─── Given material

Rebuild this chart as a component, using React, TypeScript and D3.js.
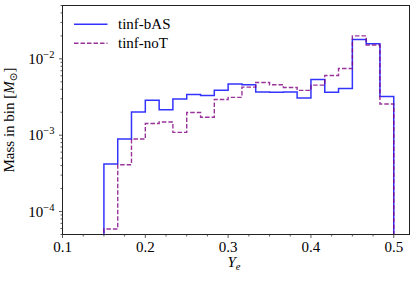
import React from "react";
import * as d3 from "d3";

// Ye bin edges (21 bins between 0.15 and 0.5)
const binEdges = [
  0.15, 0.1667, 0.1833, 0.2, 0.2167, 0.2333, 0.25, 0.2667, 0.2833, 0.3, 0.3167,
  0.3333, 0.35, 0.3667, 0.3833, 0.4, 0.4167, 0.4333, 0.45, 0.4667, 0.4833, 0.5,
];

// mass per bin [Msun]
const massBAS = [
  4.2e-4, 8.9e-4, 2.01e-3, 2.86e-3, 2.16e-3, 2.97e-3, 3.4e-3, 3.3e-3, 3.87e-3,
  4.69e-3, 4.58e-3, 3.67e-3, 3.64e-3, 3.67e-3, 3.06e-3, 5.37e-3, 3.64e-3,
  4.1e-3, 1.79e-2, 1.58e-2, 3.22e-3,
];
const massNoT = [
  5.9e-5, 4.1e-4, 8.9e-4, 1.42e-3, 1.49e-3, 1.09e-3, 1.98e-3, 1.72e-3, 2.94e-3,
  3.13e-3, 4.26e-3, 4.91e-3, 4.58e-3, 4.22e-3, 3.87e-3, 4.53e-3, 6.05e-3,
  7.48e-3, 2.0e-2, 1.52e-2, 2.56e-3,
];

const seriesNames = ["tinf-bAS", "tinf-noT"];
const xTicks = [0.1, 0.2, 0.3, 0.4, 0.5];
const yTicks = [1e-4, 1e-3, 1e-2];

const W = 415;
const H = 282;
const LEFT = 62.5;
const RIGHT = 409.5;
const TOP = 5.5;
const BOTTOM = 234.5;
const FONT = "'Liberation Serif', 'Times New Roman', serif";
const FS = 15;

const x = d3.scaleLinear().domain([0.1, 0.519]).range([LEFT, RIGHT]);
const y = d3.scaleLog().domain([5e-5, 5e-2]).range([BOTTOM, TOP]);

const stepPath = (vals: number[]) => {
  const pts: [number, number][] = [[x(binEdges[0]), BOTTOM + 5]];
  vals.forEach((v, i) => {
    pts.push([x(binEdges[i]), y(v)]);
    pts.push([x(binEdges[i + 1]), y(v)]);
  });
  pts.push([x(binEdges[binEdges.length - 1]), BOTTOM + 5]);
  return d3.line()(pts) || "";
};

const supLabel = (v: number) => String(Math.round(Math.log10(v))).replace("-", "\u2212");

export default function App() {
  const xMinor = d3.range(0.125, 0.52, 0.025).filter(
    (t) => !xTicks.some((m) => Math.abs(m - t) < 1e-6)
  );
  const yMinor: number[] = [];
  [1e-5, 1e-4, 1e-3, 1e-2].forEach((d) => {
    for (let k = 2; k <= 9; k++) {
      const v = k * d;
      if (v >= 5e-5 && v <= 5e-2) yMinor.push(v);
    }
  });

  return (
    <svg
      width={W}
      height={H}
      style={{ position: "absolute", left: 0, top: 0, background: "#fff" }}
      fontFamily={FONT}
    >
      <defs>
        <clipPath id="plot">
          <rect x={LEFT} y={TOP} width={RIGHT - LEFT} height={BOTTOM - TOP} />
        </clipPath>
      </defs>

      <g clipPath="url(#plot)" fill="none">
        <path d={stepPath(massBAS)} stroke="#0000ff" strokeOpacity={0.8} strokeWidth={1.5} />
        <path
          d={stepPath(massNoT)}
          stroke="#800080"
          strokeOpacity={0.8}
          strokeWidth={1.4}
          strokeDasharray="4.5,2"
        />
      </g>

      <rect
        x={LEFT}
        y={TOP}
        width={RIGHT - LEFT}
        height={BOTTOM - TOP}
        fill="none"
        stroke="#222"
        strokeWidth={1}
      />

      {/* x axis */}
      <g stroke="#333" strokeWidth={0.8}>
        {xTicks.map((t) => (
          <line key={t} x1={x(t)} x2={x(t)} y1={BOTTOM} y2={BOTTOM + 3.5} />
        ))}
        {xMinor.map((t) => (
          <line key={t} x1={x(t)} x2={x(t)} y1={BOTTOM} y2={BOTTOM + 2} />
        ))}
      </g>
      <g fontSize={FS} textAnchor="middle">
        {xTicks.map((t) => (
          <text key={t} x={x(t)} y={252}>
            {d3.format(".1f")(t)}
          </text>
        ))}
      </g>
      <text x={(LEFT + RIGHT) / 2 - 2} y={267} fontSize={FS} textAnchor="middle">
        <tspan fontStyle="italic">Y</tspan>
        <tspan fontStyle="italic" fontSize={10.5} dy={3}>e</tspan>
      </text>

      {/* y axis */}
      <g stroke="#333" strokeWidth={0.8}>
        {yTicks.map((t) => (
          <line key={t} x1={LEFT - 3.5} x2={LEFT} y1={y(t)} y2={y(t)} />
        ))}
        {yMinor.map((t) => (
          <line key={t} x1={LEFT - 2} x2={LEFT} y1={y(t)} y2={y(t)} />
        ))}
      </g>
      <g fontSize={FS} textAnchor="end">
        {yTicks.map((t) => (
          <text key={t} x={LEFT - 8} y={y(t) + 5}>
            <tspan>10</tspan>
            <tspan fontSize={10.5} dy={-6}>{supLabel(t)}</tspan>
          </text>
        ))}
      </g>
      <text
        transform={`translate(14,${(TOP + BOTTOM) / 2}) rotate(-90)`}
        fontSize={FS}
        textAnchor="middle"
      >
        <tspan>Mass in bin [</tspan>
        <tspan fontStyle="italic">M</tspan>
        <tspan fontSize={10.5} dy={3} fontFamily="'DejaVu Sans', sans-serif">{"\u2299"}</tspan>
        <tspan dy={-3}>]</tspan>
      </text>

      {/* legend */}
      <g>
        <line x1={74} x2={107.5} y1={24.3} y2={24.3} stroke="#0000ff" strokeOpacity={0.8} strokeWidth={1.5} />
        <line
          x1={74}
          x2={107.5}
          y1={43.3}
          y2={43.3}
          stroke="#800080"
          strokeOpacity={0.8}
          strokeWidth={1.4}
          strokeDasharray="4.5,2"
        />
        <text x={118} y={29} fontSize={FS}>{seriesNames[0]}</text>
        <text x={118} y={48} fontSize={FS}>{seriesNames[1]}</text>
      </g>
    </svg>
  );
}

──────

Goal of the exercise: Write down every line from the opening of the listing to the line with "d3.scaleLog().domain([5e-5, 5e-2]).range([BOTTOM, TOP]);", both included, and nothing else; the pictures are omitted.

Full answer:
Rebuild this chart as a component, using React, TypeScript and D3.js.
import React from "react";
import * as d3 from "d3";

// Ye bin edges (21 bins between 0.15 and 0.5)
const binEdges = [
  0.15, 0.1667, 0.1833, 0.2, 0.2167, 0.2333, 0.25, 0.2667, 0.2833, 0.3, 0.3167,
  0.3333, 0.35, 0.3667, 0.3833, 0.4, 0.4167, 0.4333, 0.45, 0.4667, 0.4833, 0.5,
];

// mass per bin [Msun]
const massBAS = [
  4.2e-4, 8.9e-4, 2.01e-3, 2.86e-3, 2.16e-3, 2.97e-3, 3.4e-3, 3.3e-3, 3.87e-3,
  4.69e-3, 4.58e-3, 3.67e-3, 3.64e-3, 3.67e-3, 3.06e-3, 5.37e-3, 3.64e-3,
  4.1e-3, 1.79e-2, 1.58e-2, 3.22e-3,
];
const massNoT = [
  5.9e-5, 4.1e-4, 8.9e-4, 1.42e-3, 1.49e-3, 1.09e-3, 1.98e-3, 1.72e-3, 2.94e-3,
  3.13e-3, 4.26e-3, 4.91e-3, 4.58e-3, 4.22e-3, 3.87e-3, 4.53e-3, 6.05e-3,
  7.48e-3, 2.0e-2, 1.52e-2, 2.56e-3,
];

const seriesNames = ["tinf-bAS", "tinf-noT"];
const xTicks = [0.1, 0.2, 0.3, 0.4, 0.5];
const yTicks = [1e-4, 1e-3, 1e-2];

const W = 415;
const H = 282;
const LEFT = 62.5;
const RIGHT = 409.5;
const TOP = 5.5;
const BOTTOM = 234.5;
const FONT = "'Liberation Serif', 'Times New Roman', serif";
const FS = 15;

const x = d3.scaleLinear().domain([0.1, 0.519]).range([LEFT, RIGHT]);
const y = d3.scaleLog().domain([5e-5, 5e-2]).range([BOTTOM, TOP]);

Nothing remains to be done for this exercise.